- THE REQUEST: Here is the task for the listing below: output exactly the lines from the one containing "Generate a Python" through the one containing "t = list(range(0, 501, 10))", and leave out the pictures.

Start of TASK INPUT

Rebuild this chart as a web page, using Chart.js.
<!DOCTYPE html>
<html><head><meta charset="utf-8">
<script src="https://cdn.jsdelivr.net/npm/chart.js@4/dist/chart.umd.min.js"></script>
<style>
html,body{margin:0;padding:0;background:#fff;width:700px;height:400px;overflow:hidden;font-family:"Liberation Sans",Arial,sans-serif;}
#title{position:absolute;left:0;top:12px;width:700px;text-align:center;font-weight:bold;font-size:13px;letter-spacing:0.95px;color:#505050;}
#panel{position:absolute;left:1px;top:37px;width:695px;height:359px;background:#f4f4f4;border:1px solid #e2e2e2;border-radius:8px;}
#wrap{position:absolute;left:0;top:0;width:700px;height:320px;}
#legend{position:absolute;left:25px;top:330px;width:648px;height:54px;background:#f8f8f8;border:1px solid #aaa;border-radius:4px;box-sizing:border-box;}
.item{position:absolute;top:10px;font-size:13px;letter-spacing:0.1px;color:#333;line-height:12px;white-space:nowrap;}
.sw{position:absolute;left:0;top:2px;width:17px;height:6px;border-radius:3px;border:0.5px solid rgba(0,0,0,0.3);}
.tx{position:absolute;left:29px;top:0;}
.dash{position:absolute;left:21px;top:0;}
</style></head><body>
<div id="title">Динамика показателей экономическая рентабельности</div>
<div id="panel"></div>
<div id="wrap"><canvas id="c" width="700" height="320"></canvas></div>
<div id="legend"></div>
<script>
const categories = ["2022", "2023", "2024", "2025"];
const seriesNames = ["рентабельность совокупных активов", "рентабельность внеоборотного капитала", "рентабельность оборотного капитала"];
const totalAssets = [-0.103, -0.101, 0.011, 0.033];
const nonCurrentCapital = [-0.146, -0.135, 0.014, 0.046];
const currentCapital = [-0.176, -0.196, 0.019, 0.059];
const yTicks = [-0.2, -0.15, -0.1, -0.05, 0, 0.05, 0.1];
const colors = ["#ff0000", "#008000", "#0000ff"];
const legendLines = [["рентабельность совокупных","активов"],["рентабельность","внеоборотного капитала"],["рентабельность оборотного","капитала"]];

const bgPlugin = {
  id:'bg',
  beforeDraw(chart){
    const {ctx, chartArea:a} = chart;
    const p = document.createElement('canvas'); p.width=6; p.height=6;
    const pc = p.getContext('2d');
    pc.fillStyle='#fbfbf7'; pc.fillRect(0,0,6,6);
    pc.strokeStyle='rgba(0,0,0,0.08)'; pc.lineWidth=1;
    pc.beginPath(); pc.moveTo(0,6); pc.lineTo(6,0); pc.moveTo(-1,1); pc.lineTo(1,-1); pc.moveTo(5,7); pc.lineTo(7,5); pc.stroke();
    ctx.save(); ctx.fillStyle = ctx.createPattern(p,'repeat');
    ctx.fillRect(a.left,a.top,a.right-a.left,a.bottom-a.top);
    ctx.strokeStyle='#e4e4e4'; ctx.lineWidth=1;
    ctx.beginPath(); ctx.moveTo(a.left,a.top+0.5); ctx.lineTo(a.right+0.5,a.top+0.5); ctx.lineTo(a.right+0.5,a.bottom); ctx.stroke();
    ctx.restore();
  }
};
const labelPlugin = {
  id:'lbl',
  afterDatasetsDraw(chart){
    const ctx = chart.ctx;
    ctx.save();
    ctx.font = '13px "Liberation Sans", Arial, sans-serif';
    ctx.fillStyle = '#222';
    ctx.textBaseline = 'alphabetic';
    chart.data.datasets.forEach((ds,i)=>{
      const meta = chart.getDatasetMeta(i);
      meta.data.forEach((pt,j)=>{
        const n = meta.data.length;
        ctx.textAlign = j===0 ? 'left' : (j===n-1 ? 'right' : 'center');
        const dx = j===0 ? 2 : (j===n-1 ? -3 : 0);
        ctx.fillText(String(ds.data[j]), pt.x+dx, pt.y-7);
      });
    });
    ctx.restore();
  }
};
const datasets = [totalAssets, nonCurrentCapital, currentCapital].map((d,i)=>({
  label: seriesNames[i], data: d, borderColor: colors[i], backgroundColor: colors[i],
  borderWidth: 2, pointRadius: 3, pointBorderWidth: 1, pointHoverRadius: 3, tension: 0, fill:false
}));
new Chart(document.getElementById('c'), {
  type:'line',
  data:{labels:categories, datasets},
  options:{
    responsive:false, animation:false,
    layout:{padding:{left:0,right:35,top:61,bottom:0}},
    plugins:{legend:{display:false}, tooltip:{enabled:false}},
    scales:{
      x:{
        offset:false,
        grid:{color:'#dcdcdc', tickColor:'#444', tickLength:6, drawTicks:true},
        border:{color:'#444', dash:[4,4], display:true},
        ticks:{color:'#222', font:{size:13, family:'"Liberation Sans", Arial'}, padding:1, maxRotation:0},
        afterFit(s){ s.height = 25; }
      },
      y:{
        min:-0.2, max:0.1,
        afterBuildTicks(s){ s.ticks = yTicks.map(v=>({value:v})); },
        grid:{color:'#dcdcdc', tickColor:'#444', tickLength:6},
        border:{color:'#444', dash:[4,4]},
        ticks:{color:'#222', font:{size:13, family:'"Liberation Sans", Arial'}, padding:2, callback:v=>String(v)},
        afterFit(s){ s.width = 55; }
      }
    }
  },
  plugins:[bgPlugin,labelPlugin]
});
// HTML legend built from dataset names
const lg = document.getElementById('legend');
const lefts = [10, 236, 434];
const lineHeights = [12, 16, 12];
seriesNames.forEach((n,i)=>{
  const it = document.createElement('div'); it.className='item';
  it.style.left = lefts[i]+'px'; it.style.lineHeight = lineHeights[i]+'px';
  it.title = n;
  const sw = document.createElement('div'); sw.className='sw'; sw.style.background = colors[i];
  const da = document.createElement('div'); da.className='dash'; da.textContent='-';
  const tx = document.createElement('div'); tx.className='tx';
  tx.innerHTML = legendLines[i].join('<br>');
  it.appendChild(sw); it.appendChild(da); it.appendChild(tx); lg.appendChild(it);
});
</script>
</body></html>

End of TASK INPUT
Start of TASK INPUT

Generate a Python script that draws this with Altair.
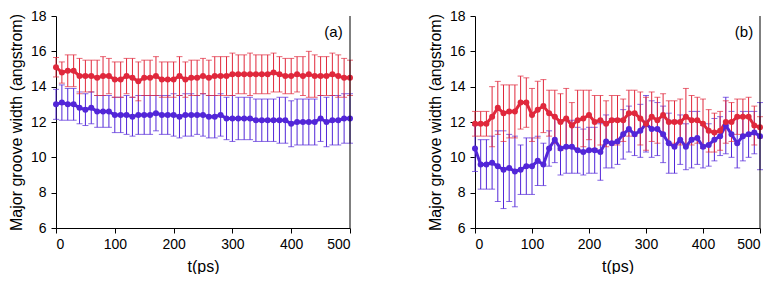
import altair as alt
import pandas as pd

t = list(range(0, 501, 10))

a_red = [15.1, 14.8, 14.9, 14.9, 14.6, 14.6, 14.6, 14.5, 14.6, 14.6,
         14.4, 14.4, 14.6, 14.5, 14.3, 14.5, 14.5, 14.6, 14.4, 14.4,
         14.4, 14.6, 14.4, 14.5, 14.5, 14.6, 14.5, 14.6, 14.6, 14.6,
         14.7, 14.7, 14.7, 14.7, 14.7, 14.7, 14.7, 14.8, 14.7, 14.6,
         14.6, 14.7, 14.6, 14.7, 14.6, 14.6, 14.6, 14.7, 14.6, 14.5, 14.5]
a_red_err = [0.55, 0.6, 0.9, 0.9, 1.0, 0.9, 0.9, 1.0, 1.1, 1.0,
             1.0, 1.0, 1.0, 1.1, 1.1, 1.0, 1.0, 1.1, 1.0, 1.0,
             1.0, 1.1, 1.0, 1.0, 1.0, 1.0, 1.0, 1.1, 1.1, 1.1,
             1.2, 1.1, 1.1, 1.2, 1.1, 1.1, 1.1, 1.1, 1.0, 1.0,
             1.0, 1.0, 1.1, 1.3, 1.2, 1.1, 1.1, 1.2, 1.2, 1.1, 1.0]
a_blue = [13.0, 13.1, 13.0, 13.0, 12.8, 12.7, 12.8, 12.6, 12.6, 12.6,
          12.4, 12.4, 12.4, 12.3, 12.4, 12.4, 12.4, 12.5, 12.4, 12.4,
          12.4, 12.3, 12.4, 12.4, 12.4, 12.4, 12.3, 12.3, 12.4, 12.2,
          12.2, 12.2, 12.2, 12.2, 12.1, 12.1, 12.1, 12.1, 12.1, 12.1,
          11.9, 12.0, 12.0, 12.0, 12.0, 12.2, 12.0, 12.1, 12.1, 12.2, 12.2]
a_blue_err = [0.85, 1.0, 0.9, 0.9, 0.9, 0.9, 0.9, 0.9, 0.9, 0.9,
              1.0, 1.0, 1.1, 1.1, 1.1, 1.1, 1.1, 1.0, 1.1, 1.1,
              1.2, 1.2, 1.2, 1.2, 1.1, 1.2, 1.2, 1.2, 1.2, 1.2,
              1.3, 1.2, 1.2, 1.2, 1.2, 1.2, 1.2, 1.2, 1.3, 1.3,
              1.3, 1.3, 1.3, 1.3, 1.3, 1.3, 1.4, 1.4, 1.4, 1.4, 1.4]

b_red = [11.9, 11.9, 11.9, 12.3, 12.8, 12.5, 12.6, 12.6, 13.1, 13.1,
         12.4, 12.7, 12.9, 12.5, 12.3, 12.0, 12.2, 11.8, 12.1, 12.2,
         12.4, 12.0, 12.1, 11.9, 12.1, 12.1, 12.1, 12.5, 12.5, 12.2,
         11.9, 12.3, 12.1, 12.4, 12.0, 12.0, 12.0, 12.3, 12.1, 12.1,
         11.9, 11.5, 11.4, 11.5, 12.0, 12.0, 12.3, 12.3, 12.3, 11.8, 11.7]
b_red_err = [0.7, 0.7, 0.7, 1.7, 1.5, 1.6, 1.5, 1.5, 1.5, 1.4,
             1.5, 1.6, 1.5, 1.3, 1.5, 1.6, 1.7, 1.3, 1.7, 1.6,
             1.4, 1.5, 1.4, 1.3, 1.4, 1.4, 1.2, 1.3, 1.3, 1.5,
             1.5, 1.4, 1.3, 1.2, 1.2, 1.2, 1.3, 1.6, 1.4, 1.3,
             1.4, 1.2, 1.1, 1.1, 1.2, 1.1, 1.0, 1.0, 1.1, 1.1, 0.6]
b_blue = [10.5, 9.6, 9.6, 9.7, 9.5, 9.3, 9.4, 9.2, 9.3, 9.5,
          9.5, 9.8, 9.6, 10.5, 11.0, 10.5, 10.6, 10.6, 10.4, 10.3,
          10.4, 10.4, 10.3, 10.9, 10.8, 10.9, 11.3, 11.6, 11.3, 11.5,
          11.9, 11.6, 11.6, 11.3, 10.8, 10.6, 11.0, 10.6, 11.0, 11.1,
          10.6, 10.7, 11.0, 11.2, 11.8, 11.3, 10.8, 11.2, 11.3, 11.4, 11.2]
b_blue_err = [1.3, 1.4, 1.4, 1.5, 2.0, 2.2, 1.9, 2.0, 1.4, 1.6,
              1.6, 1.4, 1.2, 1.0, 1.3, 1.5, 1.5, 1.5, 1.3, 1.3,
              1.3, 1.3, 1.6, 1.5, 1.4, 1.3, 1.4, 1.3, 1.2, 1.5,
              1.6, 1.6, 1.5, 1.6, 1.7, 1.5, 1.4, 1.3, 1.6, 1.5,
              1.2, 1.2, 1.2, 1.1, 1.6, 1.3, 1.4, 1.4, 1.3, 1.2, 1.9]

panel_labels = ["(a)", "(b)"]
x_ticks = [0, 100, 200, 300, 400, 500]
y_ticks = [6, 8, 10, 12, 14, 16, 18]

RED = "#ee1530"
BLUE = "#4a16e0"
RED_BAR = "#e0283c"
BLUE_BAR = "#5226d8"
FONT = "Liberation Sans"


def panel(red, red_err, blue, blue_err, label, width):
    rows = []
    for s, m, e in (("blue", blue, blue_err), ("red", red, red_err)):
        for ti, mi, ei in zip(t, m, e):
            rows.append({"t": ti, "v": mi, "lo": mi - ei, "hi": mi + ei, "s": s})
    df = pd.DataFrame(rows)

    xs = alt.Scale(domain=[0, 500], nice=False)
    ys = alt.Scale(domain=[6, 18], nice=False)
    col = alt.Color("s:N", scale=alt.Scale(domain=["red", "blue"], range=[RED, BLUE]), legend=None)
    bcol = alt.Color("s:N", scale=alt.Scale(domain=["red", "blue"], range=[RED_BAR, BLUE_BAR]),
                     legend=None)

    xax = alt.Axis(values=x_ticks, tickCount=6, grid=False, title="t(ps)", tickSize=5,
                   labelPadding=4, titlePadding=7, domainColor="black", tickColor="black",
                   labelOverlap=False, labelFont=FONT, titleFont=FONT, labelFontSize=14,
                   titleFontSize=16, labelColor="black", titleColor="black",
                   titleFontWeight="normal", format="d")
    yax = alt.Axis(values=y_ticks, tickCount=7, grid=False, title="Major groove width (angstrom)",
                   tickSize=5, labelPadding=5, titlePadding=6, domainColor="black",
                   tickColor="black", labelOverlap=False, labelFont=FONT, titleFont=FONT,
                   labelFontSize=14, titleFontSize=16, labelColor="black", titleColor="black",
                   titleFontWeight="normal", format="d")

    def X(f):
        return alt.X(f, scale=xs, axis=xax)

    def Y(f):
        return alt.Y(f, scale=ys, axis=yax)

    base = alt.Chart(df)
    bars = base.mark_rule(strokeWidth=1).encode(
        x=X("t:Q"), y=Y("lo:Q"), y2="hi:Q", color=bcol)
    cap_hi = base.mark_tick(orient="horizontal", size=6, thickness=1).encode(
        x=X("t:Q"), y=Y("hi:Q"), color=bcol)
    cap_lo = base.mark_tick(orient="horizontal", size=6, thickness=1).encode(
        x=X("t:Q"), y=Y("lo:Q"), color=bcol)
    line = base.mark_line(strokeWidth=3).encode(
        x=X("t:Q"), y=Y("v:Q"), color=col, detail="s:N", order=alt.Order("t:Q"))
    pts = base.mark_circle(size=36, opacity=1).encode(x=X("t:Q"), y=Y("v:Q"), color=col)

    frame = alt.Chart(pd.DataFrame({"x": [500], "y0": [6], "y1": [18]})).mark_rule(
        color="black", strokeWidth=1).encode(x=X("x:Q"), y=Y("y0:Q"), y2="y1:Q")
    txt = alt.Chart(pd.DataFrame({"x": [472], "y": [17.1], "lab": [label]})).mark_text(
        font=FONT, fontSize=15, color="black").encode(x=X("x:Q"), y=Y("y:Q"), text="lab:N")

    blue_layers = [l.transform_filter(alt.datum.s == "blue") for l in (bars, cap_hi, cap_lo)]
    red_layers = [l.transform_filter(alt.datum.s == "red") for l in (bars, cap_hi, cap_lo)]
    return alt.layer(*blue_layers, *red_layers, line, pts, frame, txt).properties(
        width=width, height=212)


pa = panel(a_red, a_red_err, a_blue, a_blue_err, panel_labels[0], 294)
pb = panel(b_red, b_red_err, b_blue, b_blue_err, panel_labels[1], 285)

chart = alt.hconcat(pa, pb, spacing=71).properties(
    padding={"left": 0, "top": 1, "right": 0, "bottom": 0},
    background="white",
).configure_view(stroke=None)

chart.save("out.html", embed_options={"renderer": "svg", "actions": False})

End of TASK INPUT
Start of TASK INPUT

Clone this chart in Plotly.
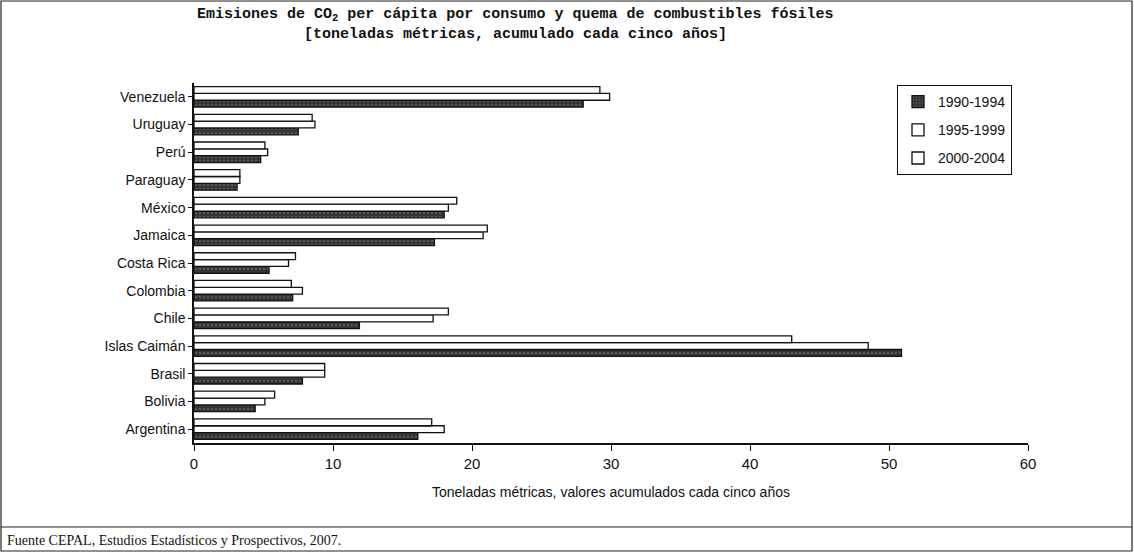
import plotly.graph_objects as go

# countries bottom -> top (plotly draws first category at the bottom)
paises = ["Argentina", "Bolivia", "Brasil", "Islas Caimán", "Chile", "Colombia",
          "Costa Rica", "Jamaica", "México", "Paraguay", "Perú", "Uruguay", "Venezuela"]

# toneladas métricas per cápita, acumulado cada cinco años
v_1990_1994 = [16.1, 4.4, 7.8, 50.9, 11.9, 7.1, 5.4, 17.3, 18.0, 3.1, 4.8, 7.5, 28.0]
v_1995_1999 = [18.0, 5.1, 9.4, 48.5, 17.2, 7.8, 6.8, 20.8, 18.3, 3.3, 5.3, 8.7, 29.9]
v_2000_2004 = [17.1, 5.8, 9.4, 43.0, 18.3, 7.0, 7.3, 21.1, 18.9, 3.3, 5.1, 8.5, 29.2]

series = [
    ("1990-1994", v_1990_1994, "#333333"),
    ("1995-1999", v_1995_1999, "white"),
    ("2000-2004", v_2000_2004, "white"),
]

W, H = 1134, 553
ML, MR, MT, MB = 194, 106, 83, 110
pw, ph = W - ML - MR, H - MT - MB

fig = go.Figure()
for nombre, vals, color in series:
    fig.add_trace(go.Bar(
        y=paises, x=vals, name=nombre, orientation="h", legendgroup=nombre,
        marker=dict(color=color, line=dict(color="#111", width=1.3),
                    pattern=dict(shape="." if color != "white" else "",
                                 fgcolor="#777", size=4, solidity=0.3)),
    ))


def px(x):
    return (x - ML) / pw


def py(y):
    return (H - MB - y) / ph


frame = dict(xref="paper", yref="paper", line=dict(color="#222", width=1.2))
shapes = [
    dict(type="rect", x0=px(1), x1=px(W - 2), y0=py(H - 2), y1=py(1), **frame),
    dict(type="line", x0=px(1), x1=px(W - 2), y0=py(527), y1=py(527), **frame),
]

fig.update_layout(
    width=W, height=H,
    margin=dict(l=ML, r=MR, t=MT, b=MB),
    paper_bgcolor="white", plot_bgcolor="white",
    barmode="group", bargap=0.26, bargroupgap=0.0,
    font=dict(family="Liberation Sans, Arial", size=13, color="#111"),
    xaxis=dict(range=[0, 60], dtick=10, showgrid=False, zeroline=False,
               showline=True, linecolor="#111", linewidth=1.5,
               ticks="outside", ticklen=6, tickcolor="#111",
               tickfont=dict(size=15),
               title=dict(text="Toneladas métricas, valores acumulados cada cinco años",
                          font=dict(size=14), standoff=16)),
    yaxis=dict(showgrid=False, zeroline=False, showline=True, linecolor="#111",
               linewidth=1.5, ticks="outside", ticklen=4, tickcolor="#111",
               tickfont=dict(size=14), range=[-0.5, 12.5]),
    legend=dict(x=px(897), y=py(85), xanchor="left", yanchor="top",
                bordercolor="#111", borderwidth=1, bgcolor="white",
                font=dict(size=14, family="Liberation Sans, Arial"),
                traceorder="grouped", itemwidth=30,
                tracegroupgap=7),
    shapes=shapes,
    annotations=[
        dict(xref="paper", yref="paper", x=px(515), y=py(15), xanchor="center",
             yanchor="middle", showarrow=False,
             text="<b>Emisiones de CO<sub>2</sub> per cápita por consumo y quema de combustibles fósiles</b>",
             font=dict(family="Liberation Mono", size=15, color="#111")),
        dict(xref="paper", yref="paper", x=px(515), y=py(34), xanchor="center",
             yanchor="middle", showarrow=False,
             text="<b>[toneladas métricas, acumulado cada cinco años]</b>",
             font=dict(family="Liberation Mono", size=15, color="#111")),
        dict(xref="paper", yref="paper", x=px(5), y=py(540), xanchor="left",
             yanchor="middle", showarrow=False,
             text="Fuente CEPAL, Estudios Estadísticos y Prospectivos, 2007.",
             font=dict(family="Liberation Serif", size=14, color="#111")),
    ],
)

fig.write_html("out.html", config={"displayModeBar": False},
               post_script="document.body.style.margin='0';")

End of TASK INPUT

- EXERCISE RESPONSE:
Generate a Python script that draws this with Altair.
import altair as alt
import pandas as pd

t = list(range(0, 501, 10))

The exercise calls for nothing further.